-- start --
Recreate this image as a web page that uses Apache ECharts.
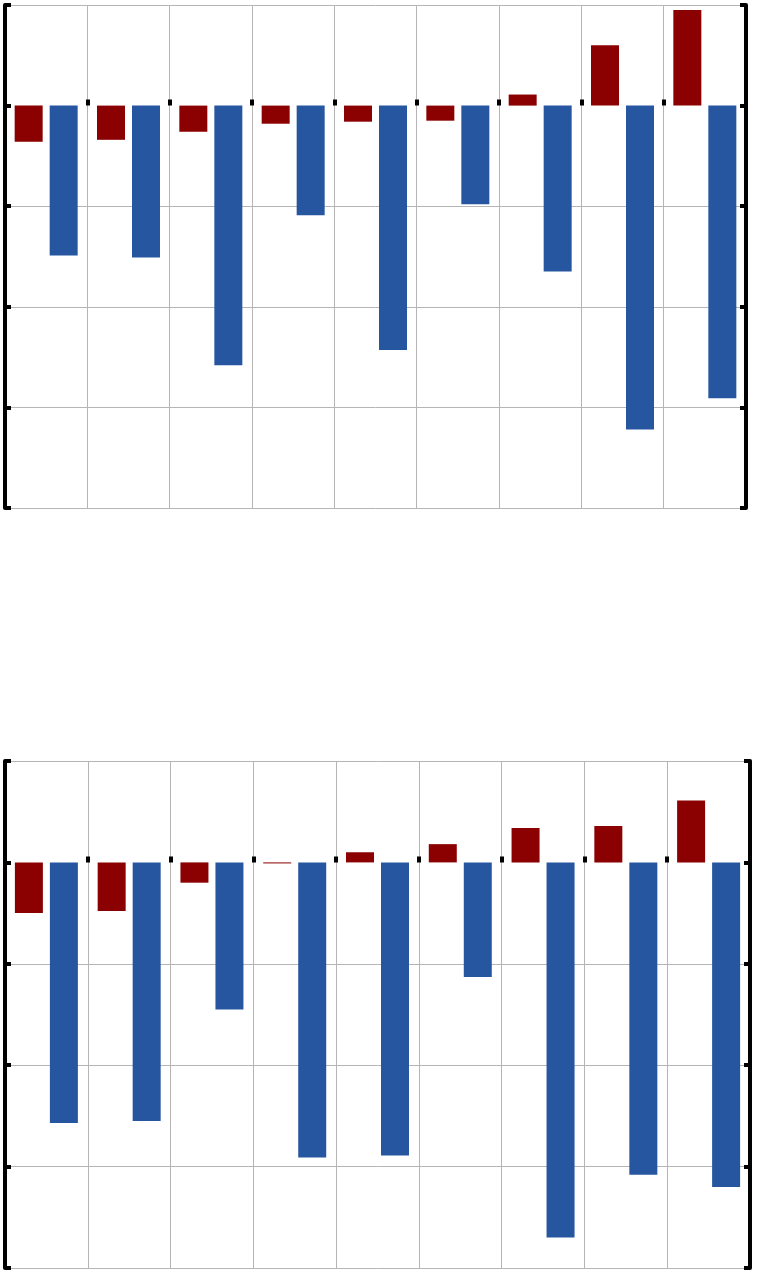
<!DOCTYPE html>
<html>
<head>
<meta charset="utf-8">
<script src="https://cdn.jsdelivr.net/npm/echarts@6/dist/echarts.min.js"></script>
<style>
html,body{margin:0;padding:0;background:#fff;}
#c{width:757px;height:1272px;}
</style>
</head>
<body>
<div id="c"></div>
<script>
// Data
var categories = ['1','2','3','4','5','6','7','8','9'];
var topRed  = [-0.36, -0.34, -0.26, -0.18, -0.16, -0.15, 0.11, 0.60, 0.95];
var topBlue = [-1.49, -1.51, -2.58, -1.09, -2.43, -0.98, -1.65, -3.22, -2.91];
var botRed  = [-0.50, -0.48, -0.20, -0.01, 0.10, 0.18, 0.34, 0.36, 0.61];
var botBlue = [-2.57, -2.55, -1.45, -2.91, -2.89, -1.13, -3.70, -3.08, -3.20];
var yMin = -4, yMax = 1, yStep = 1;

var RED = '#8b0000', BLUE = '#2656a0', GRID = '#b5b5b5';

function xAxis(gi){
  return {
    type:'category', gridIndex:gi, data:categories, position:'bottom',
    axisLine:{show:true, onZero:true, lineStyle:{color:'rgba(0,0,0,0)', width:1}},
    axisTick:{show:true, inside:true, length:6, lineStyle:{color:'#000', width:4}},
    axisLabel:{show:false},
    splitLine:{show:true, lineStyle:{color:GRID, width:1}}
  };
}
function yAxis(gi, pos){
  return {
    type:'value', gridIndex:gi, position:pos, min:yMin, max:yMax, interval:yStep,
    axisLine:{show:true, onZero:false, lineStyle:{color:'#000', width:4}},
    axisTick:{show:true, inside:true, length:6, lineStyle:{color:'#000', width:4}},
    axisLabel:{show:false},
    splitLine:{show: pos==='left', lineStyle:{color:[GRID,GRID,GRID,GRID,'rgba(0,0,0,0)',GRID], width:1}}
  };
}
function bars(gi, yi, data, color, z){
  return {type:'bar', xAxisIndex:gi, yAxisIndex:yi, data:data, barWidth:28, barGap:'25%',
    itemStyle:{color:color}, animation:false, silent:true};
}

var chart = echarts.init(document.getElementById('c'), null, {renderer:'canvas'});
chart.setOption({
  animation:false,
  backgroundColor:'#fff',
  grid:[
    {left:5, top:5, width:741, height:503},
    {left:5, top:761, width:745, height:507}
  ],
  xAxis:[xAxis(0), xAxis(1)],
  yAxis:[yAxis(0,'left'), yAxis(0,'right'), yAxis(1,'left'), yAxis(1,'right')],
  series:[
    bars(0,0,topRed,RED), bars(0,0,topBlue,BLUE),
    bars(1,2,botRed,RED), bars(1,2,botBlue,BLUE)
  ]
});
</script>
</body>
</html>
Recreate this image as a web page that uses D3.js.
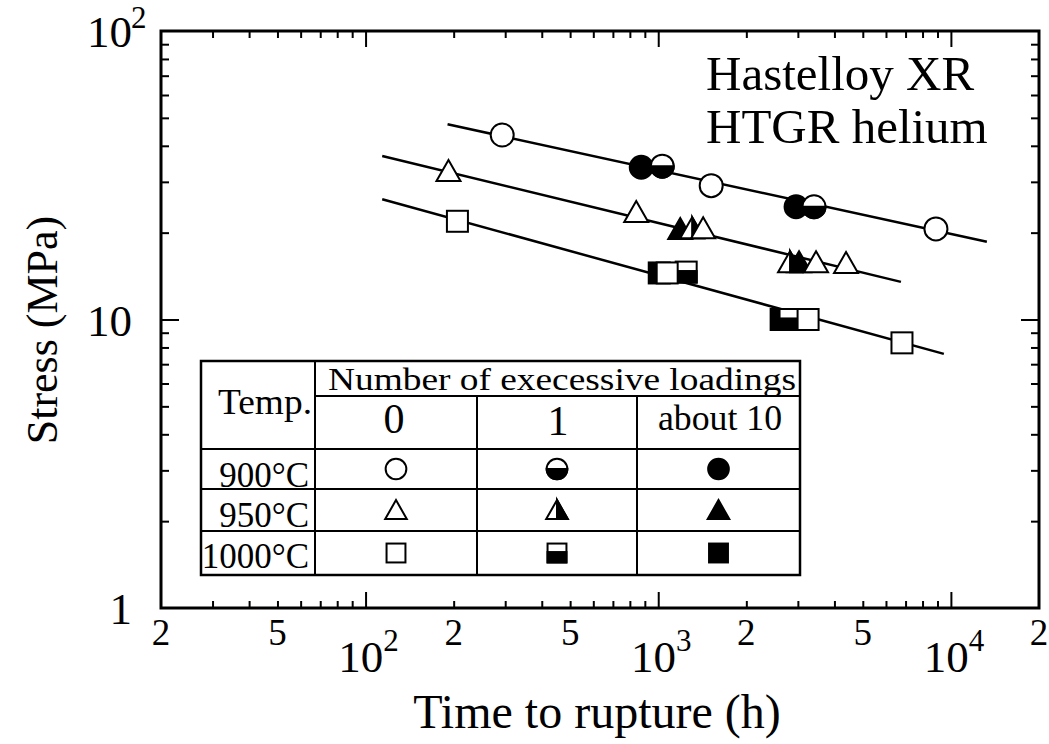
<!DOCTYPE html>
<html>
<head>
<meta charset="utf-8">
<script src="https://cdn.jsdelivr.net/npm/d3@7"></script>
<style>
  html, body { margin: 0; padding: 0; background: #fff; }
  svg { display: block; }
  text { font-family: "Liberation Serif", "Times New Roman", serif; fill: #000; }
</style>
</head>
<body>
<svg id="chart" width="1049" height="744"></svg>
<script>
// Creep rupture data: time to rupture (h) and stress (MPa),
// grouped by test temperature and number of excessive loadings.
const t900_0 = [293, 1517, 8890];
const s900_0 = [43.6, 29.1, 20.6];
const t900_1 = [1032, 3406];
const s900_1 = [34.0, 24.6];
const t900_10 = [875, 2958];
const s900_10 = [33.7, 24.6];

const t950_0 = [192, 841, 1424, 3461, 4382];
const s950_0 = [32.7, 23.6, 20.7, 15.8, 15.7];
const t950_1 = [1306, 2821];
const s950_1 = [20.7, 15.8];
const t950_10 = [1189, 3028];
const s950_10 = [20.6, 15.8];

const t1000_0 = [206, 1073, 3251, 6805];
const s1000_0 = [21.9, 14.5, 10.0, 8.3];
const t1000_1 = [1246, 2821];
const s1000_1 = [14.6, 10.0];
const t1000_10 = [1008, 2630];
const s1000_10 = [14.5, 10.0];

// Fitted rupture lines, [start, end] as [h, MPa]
const fit900 = [[190.6, 47.5], [13270, 18.6]];
const fit950 = [[114, 36.9], [6750, 13.5]];
const fit1000 = [[114, 26.1], [9460, 7.6]];

// Legend table contents
const tempLabels = ["900°C", "950°C", "1000°C"];
const loadingLabels = ["0", "1", "about 10"];
const shapes = ["circle", "triangle", "square"];
const fills = ["open", "half", "filled"];

// Axis tick labels
const xMinorLabelValues = [20, 50, 200, 500, 2000, 5000, 20000];
const xMinorLabels = ["2", "5", "2", "5", "2", "5", "2"];
const xDecadeValues = [100, 1000, 10000];
const xDecadeExponents = ["2", "3", "4"];
const yLabelValues = [1, 10, 100];
const yLabelBases = ["1", "10", "10"];
const yLabelExponents = ["", "", "2"];

const svg = d3.select("#chart");

const x = d3.scaleLog().domain([20, 20000]).range([161, 1039]);
const y = d3.scaleLog().domain([1, 100]).range([608, 31]);

const X0 = x.range()[0], X1 = x.range()[1];
const Y0 = y.range()[0], Y1 = y.range()[1];

// ---- ticks (pointing inward on all four sides) ----
const xTicks = x.ticks();
const yTicks = y.ticks();
const isDecade = v => Math.abs(Math.log10(v) - Math.round(Math.log10(v))) < 1e-9;

function tickGroup(axisFn, scale, values, size, transform) {
  const g = svg.append("g")
    .attr("transform", transform)
    .call(axisFn(scale).tickValues(values).tickSize(size).tickFormat(""));
  g.select(".domain").remove();
  g.selectAll(".tick line").attr("stroke", "#000").attr("stroke-width", 2);
  return g;
}
const xMinor = xTicks.filter(v => !isDecade(v) && v > 20 && v < 20000);
const xMajor = xTicks.filter(isDecade);
const yMinor = yTicks.filter(v => !isDecade(v));
const yMajor = yTicks.filter(v => isDecade(v) && v > 1 && v < 100);

tickGroup(d3.axisBottom, x, xMinor, -7, `translate(0,${Y0})`);
tickGroup(d3.axisBottom, x, xMajor, -16, `translate(0,${Y0})`);
tickGroup(d3.axisTop, x, xMinor, -7, `translate(0,${Y1})`);
tickGroup(d3.axisTop, x, xMajor, -16, `translate(0,${Y1})`);
tickGroup(d3.axisLeft, y, yMinor, -8, `translate(${X0},0)`);
tickGroup(d3.axisLeft, y, yMajor, -18, `translate(${X0},0)`);
tickGroup(d3.axisRight, y, yMinor, -8, `translate(${X1},0)`);
tickGroup(d3.axisRight, y, yMajor, -18, `translate(${X1},0)`);

// plot frame
svg.append("rect")
  .attr("x", X0).attr("y", Y1)
  .attr("width", X1 - X0).attr("height", Y0 - Y1)
  .attr("fill", "none").attr("stroke", "#000").attr("stroke-width", 3);

// ---- tick labels ----
svg.append("g").selectAll("text")
  .data(xMinorLabelValues)
  .join("text")
  .attr("x", d => x(d))
  .attr("y", Y0 + 37)
  .attr("text-anchor", "middle")
  .attr("font-size", 37)
  .text((d, i) => xMinorLabels[i]);

xDecadeValues.forEach((v, i) => {
  const t = svg.append("text")
    .attr("x", x(v) + 3)
    .attr("y", Y0 + 64)
    .attr("text-anchor", "middle")
    .attr("font-size", 45);
  t.append("tspan").text("10");
  t.append("tspan").attr("font-size", 31).attr("dy", -21).text(xDecadeExponents[i]);
});

yLabelValues.forEach((v, i) => {
  svg.append("text")
    .attr("x", 132)
    .attr("y", y(v) + 16)
    .attr("text-anchor", "end")
    .attr("font-size", 45)
    .text(yLabelBases[i]);
  if (yLabelExponents[i]) {
    svg.append("text")
      .attr("x", 131)
      .attr("y", y(v) - 3)
      .attr("text-anchor", "start")
      .attr("font-size", 31)
      .text(yLabelExponents[i]);
  }
});

// axis titles
svg.append("text")
  .attr("transform", "translate(57,330) rotate(-90)")
  .attr("text-anchor", "middle")
  .attr("font-size", 44)
  .text("Stress (MPa)");

svg.append("text")
  .attr("x", 597).attr("y", 728)
  .attr("text-anchor", "middle")
  .attr("font-size", 48)
  .text("Time to rupture (h)");

// material / environment note
svg.append("text").attr("x", 706).attr("y", 90).attr("font-size", 49).text("Hastelloy XR");
svg.append("text").attr("x", 706).attr("y", 143).attr("font-size", 49).text("HTGR helium");

// ---- fitted lines ----
const line = d3.line().x(d => x(d[0])).y(d => y(d[1]));
[fit900, fit950, fit1000].forEach(f => {
  svg.append("path").attr("d", line(f))
    .attr("fill", "none").attr("stroke", "#000").attr("stroke-width", 2.5);
});

// ---- markers ----
function marker(g, shape, fill, cx, cy, k = 1) {
  const sw = 2;
  if (shape === "circle") {
    const r = 11.5 * k;
    g.append("circle").attr("cx", cx).attr("cy", cy).attr("r", r)
      .attr("fill", fill === "filled" ? "#000" : "#fff")
      .attr("stroke", "#000").attr("stroke-width", sw);
    if (fill === "half") {
      g.append("path")
        .attr("d", `M${cx - r},${cy} A${r},${r} 0 0 0 ${cx + r},${cy} Z`)
        .attr("fill", "#000").attr("stroke", "#000").attr("stroke-width", sw);
    }
  } else if (shape === "triangle") {
    const w = 12 * k, top = cy - 11 * k, base = cy + 10 * k;
    g.append("path")
      .attr("d", `M${cx},${top} L${cx + w},${base} L${cx - w},${base} Z`)
      .attr("fill", fill === "filled" ? "#000" : "#fff")
      .attr("stroke", "#000").attr("stroke-width", sw).attr("stroke-linejoin", "miter");
    if (fill === "half") {
      g.append("path")
        .attr("d", `M${cx},${top} L${cx + w},${base} L${cx},${base} Z`)
        .attr("fill", "#000").attr("stroke", "#000").attr("stroke-width", sw);
    }
  } else {
    const h = 10.5 * k;
    g.append("rect").attr("x", cx - h).attr("y", cy - h)
      .attr("width", 2 * h).attr("height", 2 * h)
      .attr("fill", fill === "filled" ? "#000" : "#fff")
      .attr("stroke", "#000").attr("stroke-width", sw);
    if (fill === "half") {
      g.append("rect").attr("x", cx - h).attr("y", cy - h * 0.1)
        .attr("width", 2 * h).attr("height", h * 1.1)
        .attr("fill", "#000").attr("stroke", "#000").attr("stroke-width", sw);
    }
  }
}

const series = [
  { shape: "circle", fill: "filled", t: t900_10, s: s900_10 },
  { shape: "circle", fill: "half", t: t900_1, s: s900_1 },
  { shape: "circle", fill: "open", t: t900_0, s: s900_0 },
  { shape: "triangle", fill: "filled", t: t950_10, s: s950_10 },
  { shape: "triangle", fill: "half", t: t950_1, s: s950_1 },
  { shape: "triangle", fill: "open", t: t950_0, s: s950_0 },
  { shape: "square", fill: "filled", t: t1000_10, s: s1000_10 },
  { shape: "square", fill: "half", t: t1000_1, s: s1000_1 },
  { shape: "square", fill: "open", t: t1000_0, s: s1000_0 }
];
const gMarks = svg.append("g");
series.forEach(sr => {
  sr.t.forEach((tv, i) => marker(gMarks, sr.shape, sr.fill, x(tv), y(sr.s[i])));
});

// ---- legend table ----
const colX = [201, 315, 477, 637, 800];
const rowY = [361, 396, 449, 489, 531, 575];
const tb = svg.append("g");
tb.append("rect").attr("x", colX[0]).attr("y", rowY[0])
  .attr("width", colX[4] - colX[0]).attr("height", rowY[5] - rowY[0])
  .attr("fill", "#fff").attr("stroke", "#000").attr("stroke-width", 2.5);
const hl = (x1, x2, yy) => tb.append("line").attr("x1", x1).attr("x2", x2).attr("y1", yy).attr("y2", yy)
  .attr("stroke", "#000").attr("stroke-width", 2);
const vl = (xx, y1, y2) => tb.append("line").attr("x1", xx).attr("x2", xx).attr("y1", y1).attr("y2", y2)
  .attr("stroke", "#000").attr("stroke-width", 2);
hl(colX[1], colX[4], rowY[1]);
[rowY[2], rowY[3], rowY[4]].forEach(yy => hl(colX[0], colX[4], yy));
vl(colX[1], rowY[0], rowY[5]);
vl(colX[2], rowY[1], rowY[5]);
vl(colX[3], rowY[1], rowY[5]);

tb.append("text").attr("x", 265).attr("y", 414).attr("text-anchor", "middle")
  .attr("font-size", 35).attr("textLength", 94).attr("lengthAdjust", "spacingAndGlyphs").text("Temp.");
tb.append("text").attr("x", 328).attr("y", 390)
  .attr("font-size", 32).attr("textLength", 468).attr("lengthAdjust", "spacingAndGlyphs")
  .text("Number of execessive loadings");

const headX = [394, 558, 720];
const headY = [433, 435, 430];
const headSize = [42, 42, 35];
loadingLabels.forEach((lab, i) => {
  const t = tb.append("text").attr("x", headX[i]).attr("y", headY[i])
    .attr("text-anchor", "middle").attr("font-size", headSize[i]).text(lab);
  if (i === 2) t.attr("textLength", 124).attr("lengthAdjust", "spacingAndGlyphs");
});

const rowMid = [469, 510, 553];
const rowBase = [487, 527, 568];
tempLabels.forEach((lab, r) => {
  tb.append("text").attr("x", 309).attr("y", rowBase[r])
    .attr("text-anchor", "end").attr("font-size", 35).text(lab);
  fills.forEach((f, c) => {
    marker(tb, shapes[r], f, (colX[c + 1] + colX[c + 2]) / 2, rowMid[r], 0.9);
  });
});
</script>
</body>
</html>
-- end --
## What is needed
Make an exact copy of the lines from the one containing "Recreate this image as a web page that uses D3.js." to the one containing "const s950_10 = [20.6, 15.8];", keeping both and leaving out every picture.

## The completed task
Recreate this image as a web page that uses D3.js.
<!DOCTYPE html>
<html>
<head>
<meta charset="utf-8">
<script src="https://cdn.jsdelivr.net/npm/d3@7"></script>
<style>
  html, body { margin: 0; padding: 0; background: #fff; }
  svg { display: block; }
  text { font-family: "Liberation Serif", "Times New Roman", serif; fill: #000; }
</style>
</head>
<body>
<svg id="chart" width="1049" height="744"></svg>
<script>
// Creep rupture data: time to rupture (h) and stress (MPa),
// grouped by test temperature and number of excessive loadings.
const t900_0 = [293, 1517, 8890];
const s900_0 = [43.6, 29.1, 20.6];
const t900_1 = [1032, 3406];
const s900_1 = [34.0, 24.6];
const t900_10 = [875, 2958];
const s900_10 = [33.7, 24.6];

const t950_0 = [192, 841, 1424, 3461, 4382];
const s950_0 = [32.7, 23.6, 20.7, 15.8, 15.7];
const t950_1 = [1306, 2821];
const s950_1 = [20.7, 15.8];
const t950_10 = [1189, 3028];
const s950_10 = [20.6, 15.8];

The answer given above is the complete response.